# Set exercise
Write the data out again exactly, dropping any images it holds.
═════ Given material
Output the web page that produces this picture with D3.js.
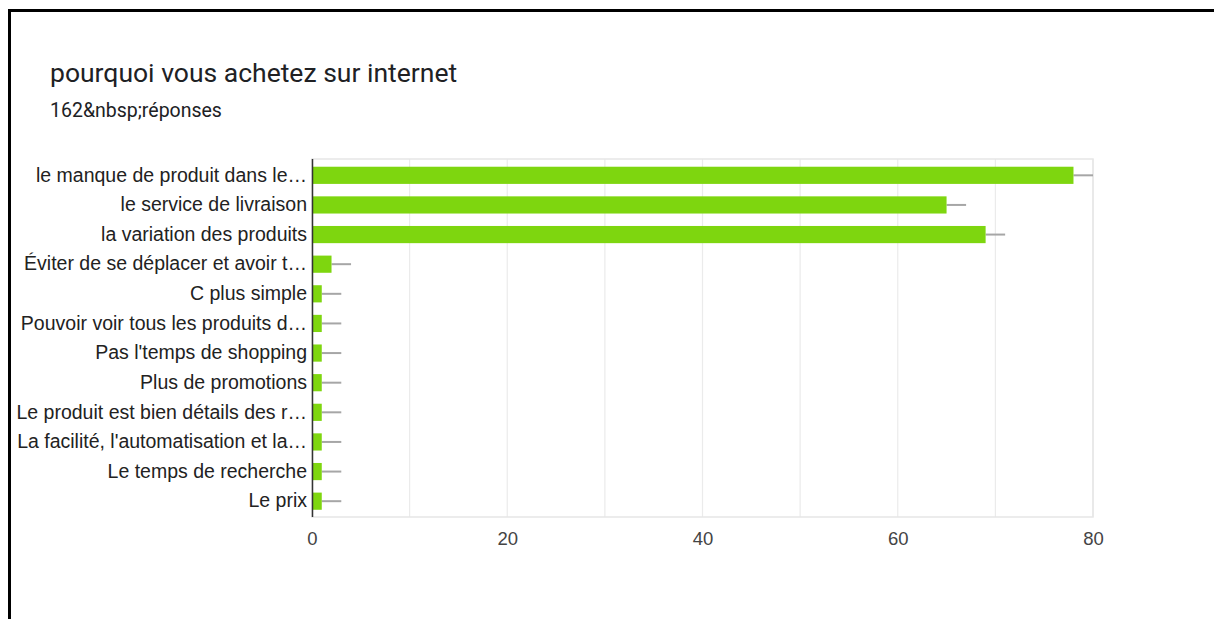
<!DOCTYPE html>
<html>
<head>
<meta charset="utf-8">
<script src="https://cdn.jsdelivr.net/npm/d3@7/dist/d3.min.js"></script>
<style>
  html, body { margin: 0; padding: 0; background: #fff; }
  svg { display: block; }
</style>
</head>
<body>
<svg id="chart" width="1214" height="619"></svg>
<script>
// Survey answers: "pourquoi vous achetez sur internet"
const categories = [
  "le manque de produit dans le…",
  "le service de livraison",
  "la variation des produits",
  "Éviter de se déplacer et avoir t…",
  "C plus simple",
  "Pouvoir voir tous les produits d…",
  "Pas l'temps de shopping",
  "Plus de promotions",
  "Le produit est bien détails des r…",
  "La facilité, l'automatisation et la…",
  "Le temps de recherche",
  "Le prix"
];
const counts = [78, 65, 69, 2, 1, 1, 1, 1, 1, 1, 1, 1];
// upper end of the grey interval line drawn after each bar
const intervalEnds = [80, 67, 71, 4, 3, 3, 3, 3, 3, 3, 3, 3];
const xTicks = [0, 20, 40, 60, 80];
const xGrid = [10, 20, 30, 40, 50, 60, 70, 80];

const title = "pourquoi vous achetez sur internet";
const subtitle = "162&nbsp;réponses";

const svg = d3.select("#chart");

// outer frame (top and left edges visible)
svg.append("path")
  .attr("d", "M9.5,1000 V10.5 H1300")
  .attr("fill", "none")
  .attr("stroke", "#000")
  .attr("stroke-width", 3);

svg.append("text")
  .attr("x", 50).attr("y", 82)
  .attr("font-family", "Roboto, 'Noto Sans', sans-serif")
  .attr("font-size", 26.5)
  .attr("fill", "#202124")
  .text(title);

svg.append("text")
  .attr("x", 50).attr("y", 117)
  .attr("font-family", "Roboto, 'Noto Sans', sans-serif")
  .attr("font-size", 19.5)
  .attr("fill", "#202124")
  .text(subtitle);

const plot = { left: 312, right: 1093, top: 159, bottom: 517 };

const x = d3.scaleLinear().domain([0, 80]).range([plot.left, plot.right]);
const y = d3.scaleBand()
  .domain(categories)
  .range([plot.top + 1.5, plot.bottom - 1])
  .paddingInner(0.42)
  .paddingOuter(0.21);

// gridlines
svg.append("g")
  .selectAll("line")
  .data(xGrid)
  .join("line")
  .attr("x1", d => x(d)).attr("x2", d => x(d))
  .attr("y1", plot.top).attr("y2", plot.bottom)
  .attr("stroke", "#ebebeb")
  .attr("stroke-width", 1.2);

// plot box
svg.append("rect")
  .attr("x", plot.left).attr("y", plot.top)
  .attr("width", plot.right - plot.left)
  .attr("height", plot.bottom - plot.top)
  .attr("fill", "none")
  .attr("stroke", "#e6e6e6")
  .attr("stroke-width", 1.5);

const rows = categories.map((c, i) => ({ c, v: counts[i], e: intervalEnds[i] }));

// interval lines
svg.append("g")
  .selectAll("line")
  .data(rows)
  .join("line")
  .attr("x1", d => x(d.v)).attr("x2", d => x(d.e))
  .attr("y1", d => y(d.c) + y.bandwidth() / 2)
  .attr("y2", d => y(d.c) + y.bandwidth() / 2)
  .attr("stroke", "#a6a6a6")
  .attr("stroke-width", 2);

// bars
svg.append("g")
  .selectAll("rect")
  .data(rows)
  .join("rect")
  .attr("x", x(0))
  .attr("y", d => y(d.c))
  .attr("width", d => x(d.v) - x(0))
  .attr("height", y.bandwidth())
  .attr("fill", "#7ed60f");

// category axis
const yAxis = svg.append("g")
  .attr("transform", `translate(${plot.left},0)`)
  .call(d3.axisLeft(y).tickSize(0).tickPadding(5));
yAxis.select(".domain")
  .attr("d", `M0.5,${plot.top} V${plot.bottom}`)
  .attr("stroke", "#333")
  .attr("stroke-width", 1.5);
yAxis.selectAll("text")
  .attr("font-family", "'Liberation Sans', Arial, sans-serif")
  .attr("font-size", 19.5)
  .attr("fill", "#222");

// value axis
const xAxis = svg.append("g")
  .attr("transform", `translate(0,${plot.bottom})`)
  .call(d3.axisBottom(x).tickValues(xTicks).tickSize(0).tickPadding(15).tickFormat(d3.format("d")));
xAxis.select(".domain").remove();
xAxis.selectAll("text")
  .attr("font-family", "'Liberation Sans', Arial, sans-serif")
  .attr("font-size", 18.5)
  .attr("fill", "#444");
</script>
</body>
</html>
══════════
# Final answer
Output the web page that produces this picture with D3.js.
<!DOCTYPE html>
<html>
<head>
<meta charset="utf-8">
<script src="https://cdn.jsdelivr.net/npm/d3@7/dist/d3.min.js"></script>
<style>
  html, body { margin: 0; padding: 0; background: #fff; }
  svg { display: block; }
</style>
</head>
<body>
<svg id="chart" width="1214" height="619"></svg>
<script>
// Survey answers: "pourquoi vous achetez sur internet"
const categories = [
  "le manque de produit dans le…",
  "le service de livraison",
  "la variation des produits",
  "Éviter de se déplacer et avoir t…",
  "C plus simple",
  "Pouvoir voir tous les produits d…",
  "Pas l'temps de shopping",
  "Plus de promotions",
  "Le produit est bien détails des r…",
  "La facilité, l'automatisation et la…",
  "Le temps de recherche",
  "Le prix"
];
const counts = [78, 65, 69, 2, 1, 1, 1, 1, 1, 1, 1, 1];
// upper end of the grey interval line drawn after each bar
const intervalEnds = [80, 67, 71, 4, 3, 3, 3, 3, 3, 3, 3, 3];
const xTicks = [0, 20, 40, 60, 80];
const xGrid = [10, 20, 30, 40, 50, 60, 70, 80];

const title = "pourquoi vous achetez sur internet";
const subtitle = "162&nbsp;réponses";

const svg = d3.select("#chart");

// outer frame (top and left edges visible)
svg.append("path")
  .attr("d", "M9.5,1000 V10.5 H1300")
  .attr("fill", "none")
  .attr("stroke", "#000")
  .attr("stroke-width", 3);

svg.append("text")
  .attr("x", 50).attr("y", 82)
  .attr("font-family", "Roboto, 'Noto Sans', sans-serif")
  .attr("font-size", 26.5)
  .attr("fill", "#202124")
  .text(title);

svg.append("text")
  .attr("x", 50).attr("y", 117)
  .attr("font-family", "Roboto, 'Noto Sans', sans-serif")
  .attr("font-size", 19.5)
  .attr("fill", "#202124")
  .text(subtitle);

const plot = { left: 312, right: 1093, top: 159, bottom: 517 };

const x = d3.scaleLinear().domain([0, 80]).range([plot.left, plot.right]);
const y = d3.scaleBand()
  .domain(categories)
  .range([plot.top + 1.5, plot.bottom - 1])
  .paddingInner(0.42)
  .paddingOuter(0.21);

// gridlines
svg.append("g")
  .selectAll("line")
  .data(xGrid)
  .join("line")
  .attr("x1", d => x(d)).attr("x2", d => x(d))
  .attr("y1", plot.top).attr("y2", plot.bottom)
  .attr("stroke", "#ebebeb")
  .attr("stroke-width", 1.2);

// plot box
svg.append("rect")
  .attr("x", plot.left).attr("y", plot.top)
  .attr("width", plot.right - plot.left)
  .attr("height", plot.bottom - plot.top)
  .attr("fill", "none")
  .attr("stroke", "#e6e6e6")
  .attr("stroke-width", 1.5);

const rows = categories.map((c, i) => ({ c, v: counts[i], e: intervalEnds[i] }));

// interval lines
svg.append("g")
  .selectAll("line")
  .data(rows)
  .join("line")
  .attr("x1", d => x(d.v)).attr("x2", d => x(d.e))
  .attr("y1", d => y(d.c) + y.bandwidth() / 2)
  .attr("y2", d => y(d.c) + y.bandwidth() / 2)
  .attr("stroke", "#a6a6a6")
  .attr("stroke-width", 2);

// bars
svg.append("g")
  .selectAll("rect")
  .data(rows)
  .join("rect")
  .attr("x", x(0))
  .attr("y", d => y(d.c))
  .attr("width", d => x(d.v) - x(0))
  .attr("height", y.bandwidth())
  .attr("fill", "#7ed60f");

// category axis
const yAxis = svg.append("g")
  .attr("transform", `translate(${plot.left},0)`)
  .call(d3.axisLeft(y).tickSize(0).tickPadding(5));
yAxis.select(".domain")
  .attr("d", `M0.5,${plot.top} V${plot.bottom}`)
  .attr("stroke", "#333")
  .attr("stroke-width", 1.5);
yAxis.selectAll("text")
  .attr("font-family", "'Liberation Sans', Arial, sans-serif")
  .attr("font-size", 19.5)
  .attr("fill", "#222");

// value axis
const xAxis = svg.append("g")
  .attr("transform", `translate(0,${plot.bottom})`)
  .call(d3.axisBottom(x).tickValues(xTicks).tickSize(0).tickPadding(15).tickFormat(d3.format("d")));
xAxis.select(".domain").remove();
xAxis.selectAll("text")
  .attr("font-family", "'Liberation Sans', Arial, sans-serif")
  .attr("font-size", 18.5)
  .attr("fill", "#444");
</script>
</body>
</html>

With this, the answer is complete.